Exercise material:

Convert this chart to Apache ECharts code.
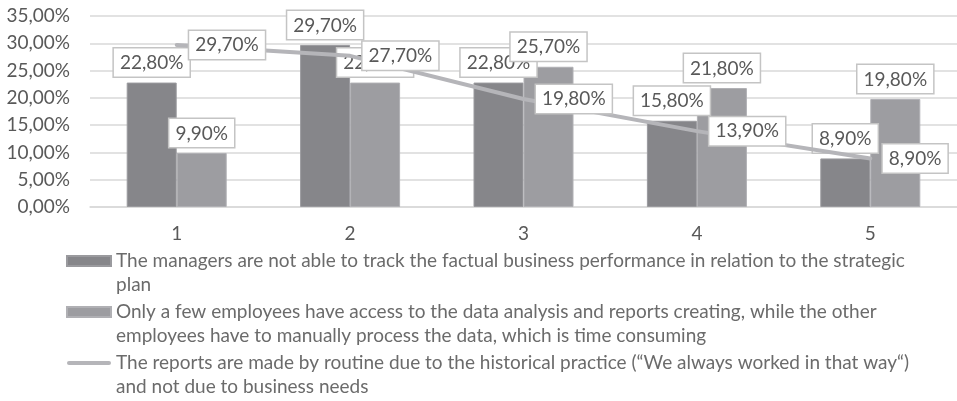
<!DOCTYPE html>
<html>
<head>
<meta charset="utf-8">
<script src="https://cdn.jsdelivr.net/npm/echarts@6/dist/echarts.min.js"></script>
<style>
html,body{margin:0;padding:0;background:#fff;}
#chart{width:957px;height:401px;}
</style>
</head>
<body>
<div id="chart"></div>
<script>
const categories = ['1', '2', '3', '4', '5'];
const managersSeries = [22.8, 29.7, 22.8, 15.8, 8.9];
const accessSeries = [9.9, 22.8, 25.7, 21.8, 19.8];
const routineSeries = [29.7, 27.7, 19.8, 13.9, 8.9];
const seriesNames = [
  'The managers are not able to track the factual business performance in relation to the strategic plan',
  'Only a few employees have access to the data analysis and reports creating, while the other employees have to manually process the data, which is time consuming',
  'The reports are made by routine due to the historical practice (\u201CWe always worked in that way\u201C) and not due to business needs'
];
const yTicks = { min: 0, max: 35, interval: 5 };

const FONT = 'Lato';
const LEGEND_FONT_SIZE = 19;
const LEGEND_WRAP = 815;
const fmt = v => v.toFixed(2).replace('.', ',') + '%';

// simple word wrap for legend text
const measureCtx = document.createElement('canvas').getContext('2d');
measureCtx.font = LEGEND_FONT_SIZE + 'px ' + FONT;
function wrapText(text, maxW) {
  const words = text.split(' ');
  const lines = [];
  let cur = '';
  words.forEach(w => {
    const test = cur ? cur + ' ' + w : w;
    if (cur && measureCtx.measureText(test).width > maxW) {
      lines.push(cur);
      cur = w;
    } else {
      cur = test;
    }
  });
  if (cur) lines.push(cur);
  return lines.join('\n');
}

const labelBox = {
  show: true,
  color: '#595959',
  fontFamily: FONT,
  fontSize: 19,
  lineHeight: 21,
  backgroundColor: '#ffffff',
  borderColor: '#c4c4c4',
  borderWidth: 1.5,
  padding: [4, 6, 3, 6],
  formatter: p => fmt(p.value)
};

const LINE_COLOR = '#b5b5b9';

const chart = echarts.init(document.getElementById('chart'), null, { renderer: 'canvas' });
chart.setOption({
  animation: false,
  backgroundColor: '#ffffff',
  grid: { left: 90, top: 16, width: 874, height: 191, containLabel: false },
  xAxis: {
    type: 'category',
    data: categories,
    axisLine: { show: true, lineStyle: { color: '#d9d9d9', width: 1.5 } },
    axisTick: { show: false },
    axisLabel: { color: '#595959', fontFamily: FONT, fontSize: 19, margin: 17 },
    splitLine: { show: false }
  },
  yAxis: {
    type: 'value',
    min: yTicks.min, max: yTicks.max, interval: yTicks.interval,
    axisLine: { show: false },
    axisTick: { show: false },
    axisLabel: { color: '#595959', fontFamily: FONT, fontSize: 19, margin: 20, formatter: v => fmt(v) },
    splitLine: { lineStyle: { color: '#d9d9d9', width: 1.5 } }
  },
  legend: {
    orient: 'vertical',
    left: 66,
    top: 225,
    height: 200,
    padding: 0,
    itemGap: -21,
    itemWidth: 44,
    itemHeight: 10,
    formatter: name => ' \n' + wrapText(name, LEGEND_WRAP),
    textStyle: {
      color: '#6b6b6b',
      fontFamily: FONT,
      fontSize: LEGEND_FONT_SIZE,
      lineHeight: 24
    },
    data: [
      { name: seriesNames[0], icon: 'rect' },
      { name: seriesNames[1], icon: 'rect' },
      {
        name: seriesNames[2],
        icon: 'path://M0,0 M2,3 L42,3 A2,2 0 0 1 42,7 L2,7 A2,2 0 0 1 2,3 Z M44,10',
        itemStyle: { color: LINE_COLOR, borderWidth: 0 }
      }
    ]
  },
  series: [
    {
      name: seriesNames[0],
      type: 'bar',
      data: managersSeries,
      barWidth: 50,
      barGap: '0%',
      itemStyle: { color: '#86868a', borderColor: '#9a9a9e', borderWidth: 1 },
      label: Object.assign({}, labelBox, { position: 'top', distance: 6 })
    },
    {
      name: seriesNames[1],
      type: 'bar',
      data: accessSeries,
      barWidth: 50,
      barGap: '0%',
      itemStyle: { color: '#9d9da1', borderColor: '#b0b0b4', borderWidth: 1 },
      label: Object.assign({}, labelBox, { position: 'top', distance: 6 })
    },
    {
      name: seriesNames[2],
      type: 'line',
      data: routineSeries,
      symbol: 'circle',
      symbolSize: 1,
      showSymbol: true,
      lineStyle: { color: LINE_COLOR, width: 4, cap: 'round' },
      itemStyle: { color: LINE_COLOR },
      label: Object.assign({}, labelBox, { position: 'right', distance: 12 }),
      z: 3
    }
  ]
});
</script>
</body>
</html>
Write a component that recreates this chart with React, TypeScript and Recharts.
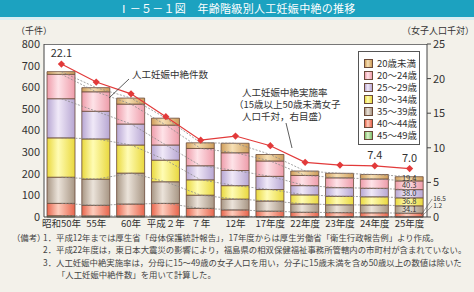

What you should do: Transcribe every entry word for word, but skip the pictures.

Exercise solution:
Convert this chart to Apache ECharts code.
<!DOCTYPE html>
<html>
<head>
<meta charset="utf-8">
<script src="https://cdn.jsdelivr.net/npm/echarts@6/dist/echarts.min.js"></script>
<style>
html,body{margin:0;padding:0;background:#fff;}
#chart{width:957px;height:401px;}
</style>
</head>
<body>
<div id="chart"></div>
<script>
const categories = ['1', '2', '3', '4', '5'];
const managersSeries = [22.8, 29.7, 22.8, 15.8, 8.9];
const accessSeries = [9.9, 22.8, 25.7, 21.8, 19.8];
const routineSeries = [29.7, 27.7, 19.8, 13.9, 8.9];
const seriesNames = [
  'The managers are not able to track the factual business performance in relation to the strategic plan',
  'Only a few employees have access to the data analysis and reports creating, while the other employees have to manually process the data, which is time consuming',
  'The reports are made by routine due to the historical practice (\u201CWe always worked in that way\u201C) and not due to business needs'
];
const yTicks = { min: 0, max: 35, interval: 5 };

const FONT = 'Lato';
const LEGEND_FONT_SIZE = 19;
const LEGEND_WRAP = 815;
const fmt = v => v.toFixed(2).replace('.', ',') + '%';

// simple word wrap for legend text
const measureCtx = document.createElement('canvas').getContext('2d');
measureCtx.font = LEGEND_FONT_SIZE + 'px ' + FONT;
function wrapText(text, maxW) {
  const words = text.split(' ');
  const lines = [];
  let cur = '';
  words.forEach(w => {
    const test = cur ? cur + ' ' + w : w;
    if (cur && measureCtx.measureText(test).width > maxW) {
      lines.push(cur);
      cur = w;
    } else {
      cur = test;
    }
  });
  if (cur) lines.push(cur);
  return lines.join('\n');
}

const labelBox = {
  show: true,
  color: '#595959',
  fontFamily: FONT,
  fontSize: 19,
  lineHeight: 21,
  backgroundColor: '#ffffff',
  borderColor: '#c4c4c4',
  borderWidth: 1.5,
  padding: [4, 6, 3, 6],
  formatter: p => fmt(p.value)
};

const LINE_COLOR = '#b5b5b9';

const chart = echarts.init(document.getElementById('chart'), null, { renderer: 'canvas' });
chart.setOption({
  animation: false,
  backgroundColor: '#ffffff',
  grid: { left: 90, top: 16, width: 874, height: 191, containLabel: false },
  xAxis: {
    type: 'category',
    data: categories,
    axisLine: { show: true, lineStyle: { color: '#d9d9d9', width: 1.5 } },
    axisTick: { show: false },
    axisLabel: { color: '#595959', fontFamily: FONT, fontSize: 19, margin: 17 },
    splitLine: { show: false }
  },
  yAxis: {
    type: 'value',
    min: yTicks.min, max: yTicks.max, interval: yTicks.interval,
    axisLine: { show: false },
    axisTick: { show: false },
    axisLabel: { color: '#595959', fontFamily: FONT, fontSize: 19, margin: 20, formatter: v => fmt(v) },
    splitLine: { lineStyle: { color: '#d9d9d9', width: 1.5 } }
  },
  legend: {
    orient: 'vertical',
    left: 66,
    top: 225,
    height: 200,
    padding: 0,
    itemGap: -21,
    itemWidth: 44,
    itemHeight: 10,
    formatter: name => ' \n' + wrapText(name, LEGEND_WRAP),
    textStyle: {
      color: '#6b6b6b',
      fontFamily: FONT,
      fontSize: LEGEND_FONT_SIZE,
      lineHeight: 24
    },
    data: [
      { name: seriesNames[0], icon: 'rect' },
      { name: seriesNames[1], icon: 'rect' },
      {
        name: seriesNames[2],
        icon: 'path://M0,0 M2,3 L42,3 A2,2 0 0 1 42,7 L2,7 A2,2 0 0 1 2,3 Z M44,10',
        itemStyle: { color: LINE_COLOR, borderWidth: 0 }
      }
    ]
  },
  series: [
    {
      name: seriesNames[0],
      type: 'bar',
      data: managersSeries,
      barWidth: 50,
      barGap: '0%',
      itemStyle: { color: '#86868a', borderColor: '#9a9a9e', borderWidth: 1 },
      label: Object.assign({}, labelBox, { position: 'top', distance: 6 })
    },
    {
      name: seriesNames[1],
      type: 'bar',
      data: accessSeries,
      barWidth: 50,
      barGap: '0%',
      itemStyle: { color: '#9d9da1', borderColor: '#b0b0b4', borderWidth: 1 },
      label: Object.assign({}, labelBox, { position: 'top', distance: 6 })
    },
    {
      name: seriesNames[2],
      type: 'line',
      data: routineSeries,
      symbol: 'circle',
      symbolSize: 1,
      showSymbol: true,
      lineStyle: { color: LINE_COLOR, width: 4, cap: 'round' },
      itemStyle: { color: LINE_COLOR },
      label: Object.assign({}, labelBox, { position: 'right', distance: 12 }),
      z: 3
    }
  ]
});
</script>
</body>
</html>
Write a component that recreates this chart with React, TypeScript and Recharts.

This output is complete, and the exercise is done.